The next day we continued up above treeline to Indian Basin. We passed Island Lake and headed up to the basin. We got a glimpse of the impressive Titcomb Needles lording over Titcomb Basin. We set up camp under the shoulder of the peak and got ready for the summit day. It was intimidating under the south face of the mountain.
Around this time, I started noticing that my head hurt. The top of my head. I couldn’t figure it out. Finally, I asked Deets to look at the top of my nugget and he said, “Your scalp is sunburned.” I was diligent about sunscreen on my face, but I wasn’t wearing a hat. Not so smart. So, even though it was too late, I wore a hat most of the rest of the trip and tried to hide in the shade of boulders when stopped, even though it was pretty cold in the shade. A few weeks later, I looked like I had the world’s worst case of dandruff as my entire scalp flaked away.
The next day, we left our tent so we could save some weight and went for the summit. It was really impressive going up the shoulder ridge of Fremont Peak as we were directly across Titcomb Basin from the needles.
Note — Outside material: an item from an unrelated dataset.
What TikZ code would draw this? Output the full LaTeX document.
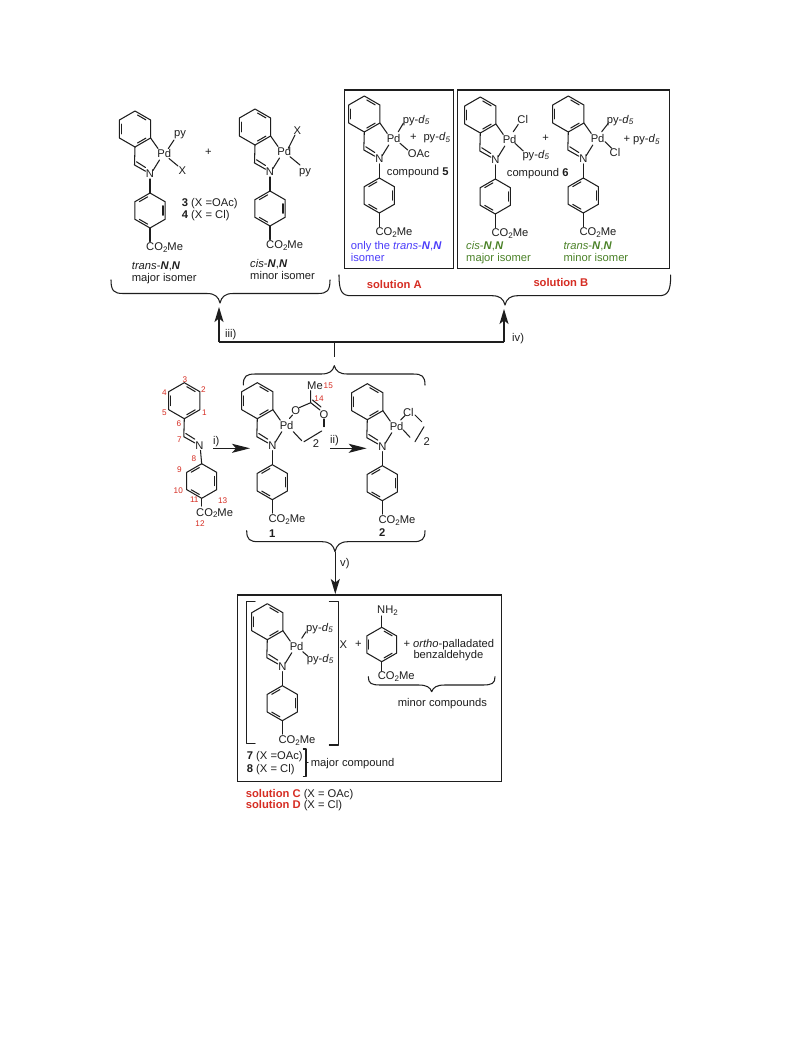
\documentclass[tikz,border=0pt]{standalone}
\usepackage{fontspec}
\setmainfont{Liberation Sans}
\usetikzlibrary{arrows.meta,calc}
\definecolor{redlab}{RGB}{214,45,35}
\definecolor{bluelab}{RGB}{75,60,250}
\definecolor{greenlab}{RGB}{75,130,40}
\definecolor{inkc}{RGB}{30,30,30}
\newcommand{\cotwome}{CO\raisebox{-.28ex}{\fontsize{8}{8}\selectfont 2}Me}
\newcommand{\pyd}{py-\textit{d}\raisebox{-.28ex}{\fontsize{8}{8}\selectfont\textit{5}}}
\newcommand{\NN}{\textbf{\textit{N}},\textbf{\textit{N}}}
\newcommand{\lab}[4][]{\node[txt,anchor=base west,#1] at (#2,#3+3.7) {#4};}
\newcommand{\cen}[4][]{\node[txt,anchor=base,#1] at (#2,#3+3.7) {#4};}
\newcommand{\num}[3]{\node[numlab] at (#1,#2) {#3};}
% hexagon: centre, radius, start angles of the double-bond edges
\newcommand{\bz}[4]{\begin{scope}[shift={(#1,#2)}]
  \draw[bond] (30:#3)--(90:#3)--(150:#3)--(210:#3)--(270:#3)--(330:#3)--cycle;
  \foreach \a in {#4}{\draw[bond] (\a+10:0.79*#3)--(\a+50:0.79*#3);}
\end{scope}}
% upper half: benzene ring, imine, N
\newcommand{\skeltop}[3]{\begin{scope}[shift={(#2,#3)}]
  \bz{-15}{-45}{18}{150,270,30}
  \draw[bond] (-15,-27)--(-15.5,-9)--(-4.5,-2.8);
  \draw[bond] (-13.5,-12.2)--(-4.5,-6.5);
  \node[txt] (#1N) at (0,0) {N};
\end{scope}}
% benzylidene-aniline skeleton, N at #2,#3
\newcommand{\skel}[3]{\skeltop{#1}{#2}{#3}\begin{scope}[shift={(#2,#3)}]
  \draw[bond] (0,5)--(0,19);
  \bz{0}{36.5}{17.5}{210,330,90}
  \draw[bond] (0,54)--(0,67.5);
  \node[txt,anchor=base west] (#1E) at (-4,76.7) {\cotwome};
\end{scope}}
\newcommand{\pd}[3]{\begin{scope}[shift={(#2,#3)}]
  \node[txt] (#1Pd) at (14.3,-20.5) {Pd};
  \draw[bond] (0.6,-36)--(8,-25.5);
  \draw[bond] (3,-3.5)--(9.5,-14);
\end{scope}}
\newcommand{\brc}[6]{% x1, xmid, x2, yend, ybar, ytip
  \draw[bond] (#1,#4) .. controls (#1,{#4+0.8*(#5-#4)}) and ({#1+3},#5) .. ({#1+12},#5)
    -- ({#2-13},#5) .. controls ({#2-5},#5) and ({#2-1.5},{#5+0.35*(#6-#5)}) .. (#2,#6)
    .. controls ({#2+1.5},{#5+0.35*(#6-#5)}) and ({#2+5},#5) .. ({#2+13},#5)
    -- ({#3-12},#5) .. controls ({#3-3},#5) and (#3,{#4+0.8*(#5-#4)}) .. (#3,#4);}
\tikzset{
  bond/.style={draw=inkc,line width=1.05pt,line join=round,line cap=round},
  conn/.style={draw=inkc,line width=1.2pt,line join=round},
  frame/.style={draw=inkc,line width=1.15pt},
  txt/.style={inner sep=0pt,text=inkc,font=\fontsize{11.2}{12}\selectfont},
  numlab/.style={inner sep=0pt,text=redlab,font=\fontsize{8.2}{9}\selectfont},
  rxn/.style={conn,-{Stealth[length=15pt,width=9pt,inset=3.5pt]}},
  rxnh/.style={conn,-{Stealth[length=18pt,width=9pt,inset=4pt]}},
}
\begin{document}
\begin{tikzpicture}[x=1pt,y=-1pt]
\useasboundingbox[fill=white] (0,0) rectangle (793,1057);

% --- frames
\draw[frame] (344.3,90) rectangle (453.3,268.3);
\draw[frame] (457.7,90) rectangle (669.3,268.3);
\draw[frame] (237.7,595) rectangle (501.7,781.7);

% --- isomers 3/4
\skel{a}{150}{174}\pd{a}{150}{174}
\draw[bond] (168.3,148.5)--(174,140); \draw[bond] (169,158.5)--(178,166);
\cen{180}{133}{py}\cen{182.3}{171}{X}\cen{208.3}{151.7}{+}
\lab{181.7}{202.7}{\textbf{3} (X =OAc)}\lab{181.7}{215}{\textbf{4} (X = Cl)}
\lab{131.7}{265.7}{\textit{trans}-\NN}\lab{131.7}{277.3}{major isomer}
\skel{b}{270}{172}\pd{b}{270}{172}
\draw[bond] (288.3,148.3)--(295,135); \draw[bond] (290,156.7)--(300,165);
\cen{297.3}{131}{X}\cen{305}{170.7}{py}
\lab{250}{264}{\textit{cis}-\NN}\lab{250}{275.7}{minor isomer}

% --- compound 5
\skel{c}{379.3}{159}\pd{c}{379.3}{159}
\draw[bond] (398.3,131.7)--(403.3,123.3); \draw[bond] (400,143.3)--(407.7,150);
\lab{402.7}{119.3}{\pyd}\cen{413.3}{136.7}{+}\lab{423.3}{136.7}{\pyd}\lab{407.7}{153.3}{OAc}
\lab{386.7}{171.7}{compound \textbf{5}}
\lab[text=bluelab]{350.7}{246}{only the \textit{trans}-\NN}\lab[text=bluelab]{350.7}{257.7}{isomer}

% --- compound 6
\skel{d}{495.3}{160}\pd{d}{495.3}{160}
\draw[bond] (513.3,131.7)--(518.3,124.3); \draw[bond] (515,143.3)--(523.3,151);
\cen{522.7}{119.3}{Cl}\lab{522.3}{154.3}{\pyd}\cen{545.7}{137.7}{+}
\lab{506.7}{173}{compound \textbf{6}}
\lab[text=greenlab]{466}{246}{\textit{cis}-\NN}\lab[text=greenlab]{466}{257.7}{major isomer}
\skel{e}{583.3}{159}\pd{e}{583.3}{159}
\draw[bond] (601.7,131.7)--(608.3,123.3); \draw[bond] (605,141.7)--(611.7,148.3);
\lab{606.7}{119.3}{\pyd}\cen{615}{152.7}{Cl}\lab{623.3}{139}{+ \pyd}
\lab[text=greenlab]{563.3}{246}{\textit{trans}-\NN}\lab[text=greenlab]{563.3}{257.7}{minor isomer}

\lab[text=redlab,font=\fontsize{11.2}{12}\selectfont\bfseries]{366.7}{284.3}{solution A}
\lab[text=redlab,font=\fontsize{11.2}{12}\selectfont\bfseries]{533.3}{282.3}{solution B}

% --- braces
\brc{111}{220}{330}{280}{293.5}{303}
\brc{339}{505}{670.7}{275}{295.7}{305}
\brc{243.3}{334.3}{425}{385}{374}{365.7}
\brc{246.7}{335}{425}{530.7}{541.7}{551.7}
\brc{368.3}{431.7}{495}{676.7}{685}{691.7}

% --- connectors
\coordinate (upL) at (219,342);
\coordinate (upR) at (504,342);
\coordinate (tipL) at (219,307);
\coordinate (tipR) at (504,309);
\coordinate (stemT) at (334.3,343);
\coordinate (stemB) at (334.3,357);
\coordinate (vS) at (335.3,552);
\coordinate (vE) at (335.3,594);
\coordinate (iS) at (213.3,448.3);
\coordinate (iE) at (250,448.3);
\coordinate (iiS) at (330,448.3);
\coordinate (iiE) at (366.7,448.3);
\draw[conn] (upL)--(upR);
\draw[conn] (stemT)--(stemB);
\draw[rxn] (upL)--(tipL);
\draw[rxn] (upR)--(tipR);
\draw[rxn] (vS)--(vE);
\draw[rxnh] (iS)--(iE);
\draw[rxnh] (iiS)--(iiE);
\lab{225}{333.5}{iii)}\lab{512}{338}{iv)}\lab{340}{562.7}{v)}
\lab{213}{441}{i)}\lab{330}{440}{ii)}

% --- free imine
\skeltop{f}{199.3}{445.7}
\draw[bond] (200.5,450.5)--(201.7,464);
\bz{201.7}{481}{17.3}{210,330,90}
\draw[bond] (201.7,498.3)--(201.7,506);
\node[txt,anchor=base west] (fE) at (196,516) {\cotwome};
\num{185}{379.3}{3}\num{203.3}{389.3}{2}\num{164.3}{393}{4}\num{164.3}{412.3}{5}
\num{204.3}{412.7}{1}\num{179}{424}{6}\num{179.3}{440}{7}\num{194}{459}{8}
\num{179.3}{470}{9}\num{178.3}{490.7}{10}\num{194.3}{500}{11}\num{222.7}{501}{13}
\num{200}{524}{12}

% --- compound 1
\skel{g}{272.3}{445.7}\pd{g}{272.3}{445.7}
\num{328.3}{386}{15}\num{319}{398.3}{14}
\cen{315}{385.3}{Me}\cen{295.7}{410.7}{O}\cen{324}{414.3}{O}
\draw[bond] (289.5,418.5)--(292.5,415);
\draw[bond] (299.5,407.5)--(310.7,402.7)--(310.7,390.7);
\draw[bond] (310.7,402.7)--(320,410);
\draw[bond] (312.5,400)--(321,407);
\draw[bond] (324,419)--(324,426.7);
\draw[bond] (293.3,431.7)--(301.7,440.7);
\draw[bond] (304,441.7)--(321.7,431);
\cen{316}{443.3}{2}
\cen{272.3}{534}{\textbf{1}}

% --- compound 2
\skel{h}{382.3}{446.7}\pd{h}{382.3}{446.7}
\cen{408.3}{412.7}{Cl}
\draw[bond] (400.7,420)--(405,415.5);
\draw[bond] (415,415)--(421.7,421.7);
\draw[bond] (403.3,430)--(410,437.3);
\draw[bond] (415,441.7)--(424,426.7);
\cen{426.7}{441.7}{2}
\cen{382.3}{532.7}{\textbf{2}}

% --- box C
\skel{k}{282.3}{666.7}\pd{k}{282.3}{666.7}
\draw[bond] (301.7,638.3)--(306,631.7); \draw[bond] (302.7,651.7)--(307.7,656);
\lab{306}{627.3}{\pyd}\lab{306.7}{658.3}{\pyd}
\draw[bond] (255,601.7)--(246.7,601.7)--(246.7,743.3)--(255,743.3);
\draw[bond] (329.3,601.7)--(338.3,601.7)--(338.3,745)--(329.3,745);
\cen{343.3}{644.3}{X}\cen{358.3}{643.3}{+}
\lab{403.3}{643.3}{+ \textit{ortho}-palladated}\lab{413.3}{655}{benzaldehyde}
\node[txt,anchor=base west] (nh) at (377,613.5) {NH\raisebox{-.28ex}{\fontsize{8}{8}\selectfont 2}};
\draw[bond] (381.7,616)--(381.7,627.3);
\bz{381.7}{644.5}{17.2}{150,270,30}
\draw[bond] (381.7,661.7)--(381.7,671);
\lab{377.7}{676}{\cotwome}
\lab{397.7}{702.7}{minor compounds}
\lab{246.7}{756}{\textbf{7} (X =OAc)}\lab{246.7}{768.3}{\textbf{8} (X = Cl)}
\draw[bond] (303.3,749)--(306,749)--(306,776.7)--(303.3,776.7);
\draw[bond] (306,762.5)--(308,762.5);
\lab{310.7}{762.3}{major compound}
\lab{245.7}{793.3}{\textcolor{redlab}{\textbf{solution C}} (X = OAc)}
\lab{245.7}{805}{\textcolor{redlab}{\textbf{solution D}} (X = Cl)}
\end{tikzpicture}
\end{document}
We had amazing views of the route of our two previous days of walking. At one point, we were having some anxiety about how exposed we were. I asked what would happen if we fell right that minute. When you looked down, you’d just fall at your feet and go nowhere. We calmed ourselves and kept climbing. That ridge felt like you were walking up the corner edge of a pyramid. You just felt like you were out in the open and unsafe, even though it was fine and non-technical walking.
We got to the summit and could finally see to the northeast. The top was like a knife that ran from northwest to southeast. It dropped off down to a snowfield to the east. As we were taking in the sights, we saw a team of climbers roped up approaching the summit from Jackson Peak. We talked to them as they approached. They were with the National Outdoor Leadership School (NOLS). I seem to remember a summit register and thinking we were one of the first people to summit that summer. I guess we beat those guys by just a few minutes. It was impressive to watch them go across that glacier.
We looked around and tried to milk it for all it was worth. Off in the distance, you could see the faint glimmer of the Tetons out past Gannett Peak, the highest peak in Wyoming. I always feel the same way at the summit. You want to SEE. Somehow wring more out of the experience at that moment. Finally, we decided that was enough and headed down. We scooped up our tent and descended down to Island Lake that we passed the day before and camped.
The next day, we took a different route back to our starting point. We headed over something called Lester Pass to the Cook Lakes area. It was a nice last view of the peaks and we got some good fishing for trout on our last night. By this time, my ankle was starting to kill me. I have some fancy-pants boots called Limmers that I got when I was 14. (I still have them.) But I never walked this many days in a row in them. The upper part of the boot was pressing on the tendon around my ankle. I’d be fine and then there’d be a twang that felt like a lightning strike in my leg. As long as nothing touched my ankle it was fine. But that wasn’t going to work while walking in my boots. I broke into the first aid kit I had and Vitamin M (Motrin) helped for short periods. This second-to-last day and the last day to the truck, I was whimpering like a whipped puppy. Sorry you had to see that, Deets.
Anyway, we made it back to my truck. I wanted to preserve that summit image in my mind, so I bought a photo at a store in Pinedale. It was a 360 degree panorama taken at the summit. Still hangs on the wall in my house. Then we ran up to Jackson Hole. I bought a mountain biking T-shirt that I still have. When I had my last F-16 flight at Hill Air Force Base in Utah, I thought it was the last time I’d ever fly a Viper. I was leaving the service to go fly angry people around in aluminum tubes in the civilian world. I’d fly the F-16 again after 9/11, but at the time, I thought it was the end. I flew that thing right up to the Wind Rivers and right past Fremont Peak from north to south up Titcomb Basin. This hike, meant a lot to me, I guess.
Less than two weeks later, Shelley and I got married on the back porch so Uncle Sam wouldn’t assign her to a base away from me. The following year, we had a big wedding celebration, and Deets was the Best Man. Because he is that.